In tipica maniera handeliana, i Concerti attingono parecchio a lavori preesistenti, fra cui alcune delle prime opere liriche, le Sonate a tre, op. 2, e le Sonate per flauto dolce op. 1; il Concerto n. 5 è addirittura un adattamento testuale dell’Op. 1 n. 11.

Nella forma in cui vennero pubblicati, i Concerti erano concepiti per i dilettanti; nondimeno, in vari punti Handel incoraggiò il solista a improvvisare qualche fioritura, forse anche qualche ampio episodio solistico: per la presente incisione George Malcolm ha adattato in alcuni casi dei passaggi tratti da altri pezzi handeliani, in altri componendo lui stesso del materiale nuovo.
Speculando sullo strepitoso successo commerciale dei Concerti dell’op. 4, nel 1761, 2 anni dopo la morte di Handel, l’editore decise di pubblicare un’altra serie di sei Concerti come op. 7.

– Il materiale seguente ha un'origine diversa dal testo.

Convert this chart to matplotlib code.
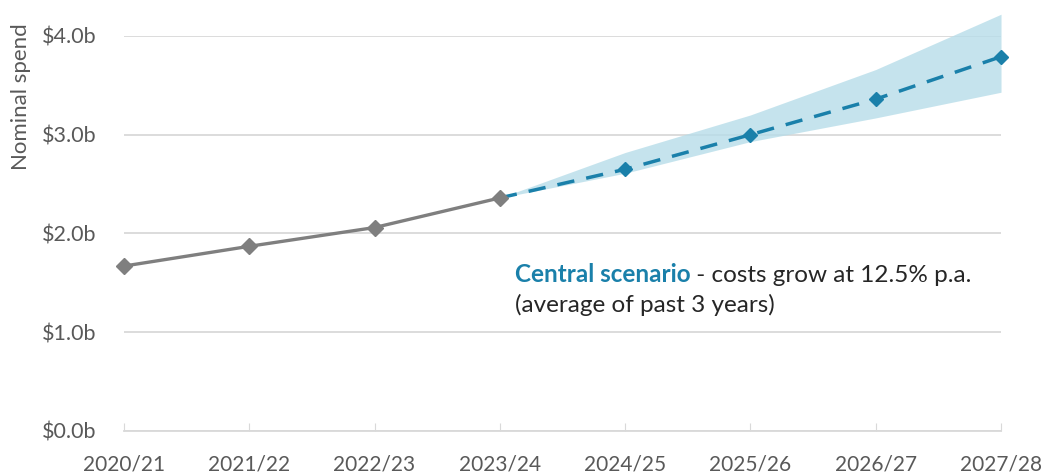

Handel aveva continuato a suonare l’organo in pubblico fino agli anni Cinquanta inoltrati, ma il continuo peggioramento della sua vita, che culminò nella cecità completa, lo costrinse ad affidarsi sempre più al suo talento come improvvisatore. Il celebre storico musicale del Settecento Charles Burney riferisce che egli preferì affidarsi alle sue capacità inventive piuttosto che alla memoria: poiché, assegnando all’orchestra soltanto lo scheletro, o i ritornelli, di ciascun movimento, egli eseguiva estemporaneamente tutte le sezioni solistiche, mentre gli altri strumenti lo lasciavano ad libitum; essi rimanevano quindi in attesa di un segnale, un trillo, che consentisse loro di eseguire i frammenti di sinfonia che trovavano nelle loro parti.

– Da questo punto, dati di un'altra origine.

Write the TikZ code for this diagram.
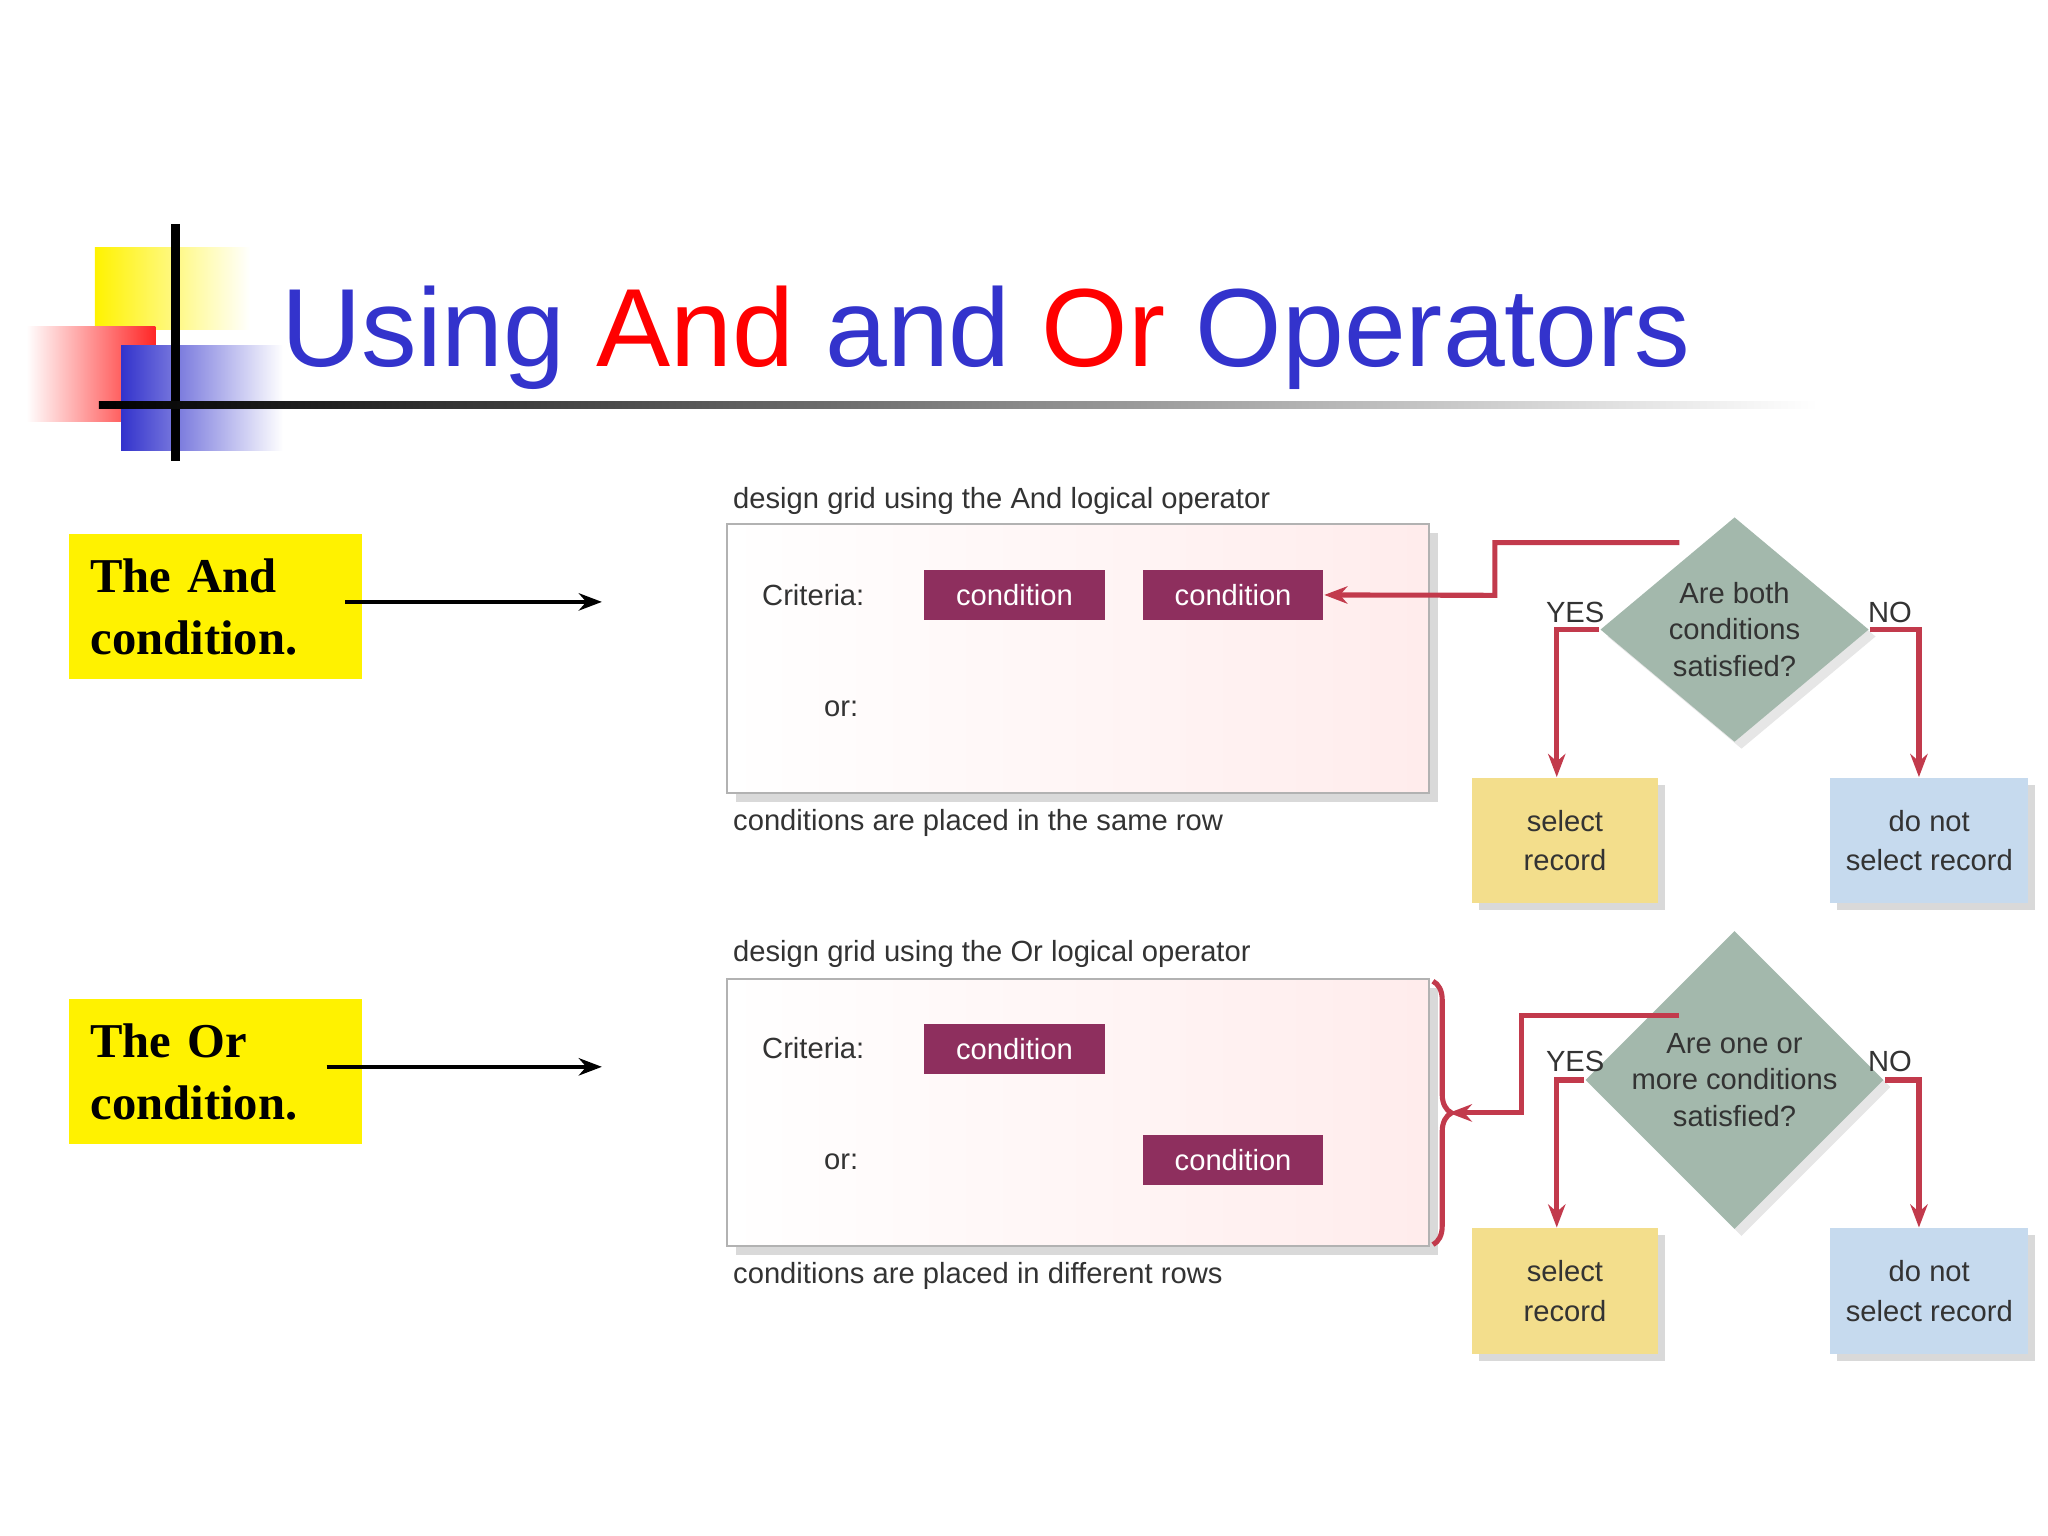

In confronto all’op. 4, la compilazione postuma dei Concerti dell’op. 7 deve quindi essere avvenuta secondo una scelta molto casuale. Non sorprende se la serie appare meno uniforme nella struttura (le discrepanze tra le copie autografe di Handel e le versioni pubblicate indicano che in tutti i casi non possiamo essere certi nemmeno della disposizione dei movimenti voluta da Handel), e che la maggiore ricorrenza delle indicazioni ad libitum pone il solista davanti a un lavoro più impegnativo.

I Concerti riuniti nell’op. 7 sono in gran parte associati agli Oratori degli ultimi vent’anni della vita di Handel.
Essi contengono la consueta miscela di rielaborazioni e “prestiti” musicali (sia da opere sue che da opere di altri compositori, fra cui Telemann e Muffat). Tuttavia siamo a conoscenza delle date in cui vennero compilati per la prima volta dal compositore: il n. 1 (che prevede, stranamente, l’impiego dei pedali) fu completato nel 1740 e probabilmente ascoltato alla prima esecuzione dell’Oratorio L’Allegro, il Penseroso ed il Moderato; il n. 2 risale al 1743 e fu assai probabilmente suonato alla prima del Samson; il n. 3 (1751) probabilmente venne ascoltato prima dell’esordio di The Choice of Hercules; il n. 4 (forse compilato per l’esecuzione di The Occasional Oratorio nel 1746) contiene un movimento la cui stesura è di data più antica e potrebbe risalire al 1733; il n. 5 (1750) probabilmente accompagnò il Theodora; infine il n. 6 fu composto nei tardi anni Quaranta.
Nell’intervallo di oltre vent’anni che separa la pubblicazione dell’op. 4 da quella dell’op. 7, furono molti i compositori che seguirono l’esempio handeliano, sia componendo Concerti per organo, sia adattando altre opere per questo genere musicale.
Neville Marriner

Gli originali di Handel, tuttavia, sono rimasti quelli di maggiore successo, e non solo costituiscono un esempio della straordinaria e immortale attrattiva della sua musica, ma sono anche una testimonianza della sua capacità di reagire con enorme inventiva alle esigenze pratiche.